Hi David,

However, my feeling is that some proportion of SymPy users will work interactively - in one scope - without defining any Python functions. So they might calculate a polynomial without regard to any assumptions, and then wish to apply an assumption for one specific calculation and hit the problem you encountered.

Agreed.

On the other hand, there must be a notion of the scope of a declaration.

I think all you need to do is redefine x using inconsistent assumptions. This can be done in the same scope - there is no analogy with C or Fortran, where you can't declare a variable twice in the same scope. Indeed, you can call Symbol as many times as you like - it doesn't define anything, it just sets up an instance of a class.

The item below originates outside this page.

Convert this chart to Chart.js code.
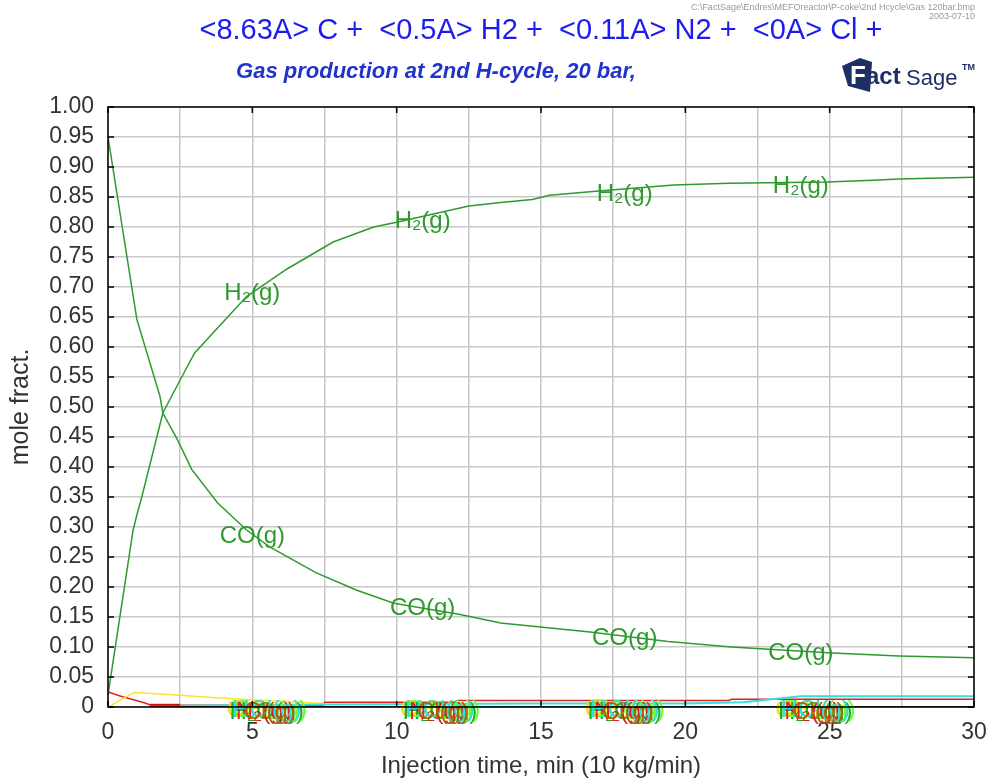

Unfortunately my OO background/knowledge is not strong enough to understand this properly. Roughly speaking, I know what your words mean, but not what the implications are.

I would have thought that it would not be hard for the SymPy developers to provide a switch that could fault the situation where a symbol is redefined with the same name but different assumptions. I fully accept that this would be mostly useful for interactive work.

IMO it would be good to flag ANY instance of a symbol redefinition that creates a different object than the original one. But if I understood Oscar's reply to your message, this could add a lot of overhead. I suppose there a function which is called each time a new Symbol is instantiated. If that's only called for code that looks like

x = Symbol('x', ...)

then I would not expect a big overhead. But Oscar's reply suggests that it could be called much more frequently.

I feel that gotchas of this sort could cause some real disaster because it might be burried in a mass of algebra, and not be noticed before papers or theses had been written.

Certainly the behavior surprised me, and it means that some of the sympy code I have written in the past month is wrong. Even though it appears to work correctly, that's accidental, not by design.